‘It pretty much destroyed our markets’: Panel talks trade, coronavirus problems for Wisconsin’s ag industry
MADISON, Wis. — The coronavirus has done a number on Wisconsin’s agriculture industry, one of the biggest economic drivers in the state.
Before the pandemic hit, farmers were optimistic after new trade deals gave them hope.
“I felt kind of renewed energy after going through a downturn from the china embargoes and stuff over the last summer and fall, and then Covid hit, and it pretty much destroyed our markets,” said Cal Dalton, an ethanol farmer, during a panel discussion by WisPolitics.com.
Dalton brought the perspective of the grower on the panel, hurt not just economically by the virus, but mentally.
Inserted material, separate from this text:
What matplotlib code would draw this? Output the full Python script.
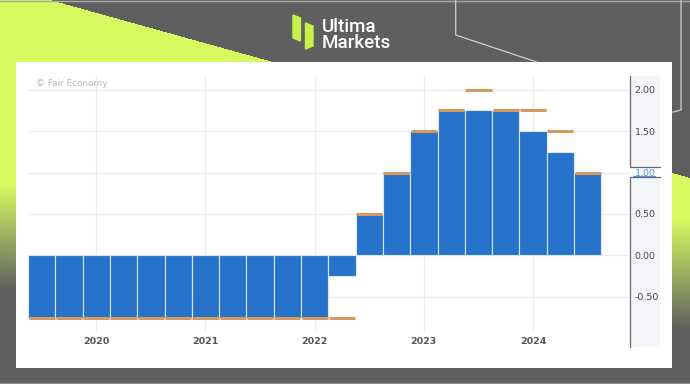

“Some of the socialization that we have on the farm is going to some of these producer meetings and stuff,” he said. “And when they were omitted or called off because of Covid then we found ourselves even more isolated.”
Even things that gave him hope, like a Phase One trade deal President Donald Trump signed early in the year, are in question, according to Ian Coxhead, an economist on the panel.
“(It’s) not very promising because the United States government has decided that bashing China is a good strategy, maybe domestically more than internationally,” he said. “And I don’t think that encourages the Chinese to cooperate on that.”
He also brought up the long recovery the United States is expected to have from the coronavirus, which could cause Southeast Asian trade partners to look regionally for suppliers that have more predictable markets.
During recovery, panelists said farmers will likely depend on help from government, such as the $50 million in direct relief Gov. Tony Evers authorized from the state’s portion of the federal CARES Act funds, as well as long-term policy solutions.
Dan Smith, the president and CEO of the Cooperative Network, said policymakers should have an eye on addressing profits in farming, especially if they would like to see younger generations join the industry.
“For many, many years we have not had a production problem in agriculture, we’ve had a profitability problem,” Smith said. “And only until we can address the profitability problem can we have a strong and vibrant agriculture where we’re not losing farm families and rural businesses every year.”
State Sen. Janis Ringhand, D-Evansville, said the state government could help.
“Do we need to go to stronger regulation of supply versus demand?” Ringhand said. “And I know nobody’s going to be happy about that if they’re told you can’t produce more than x gallons of milk, but we have to find a happy medium somewhere.”
Coxhead said Wisconsinites are in a good position to communicate their needs to the federal government as well, given the state’s crucial role in the presidential election.
“We have kind of a big advantage this year because Wisconsin is a swing state,” he said. “And so people are going to be here a lot and they are going to be listening a lot and looking for votes, and so I think this is a really good opportunity, particularly for the business community in Wisconsin to convey to the federal government that what we need is more than just band aids.”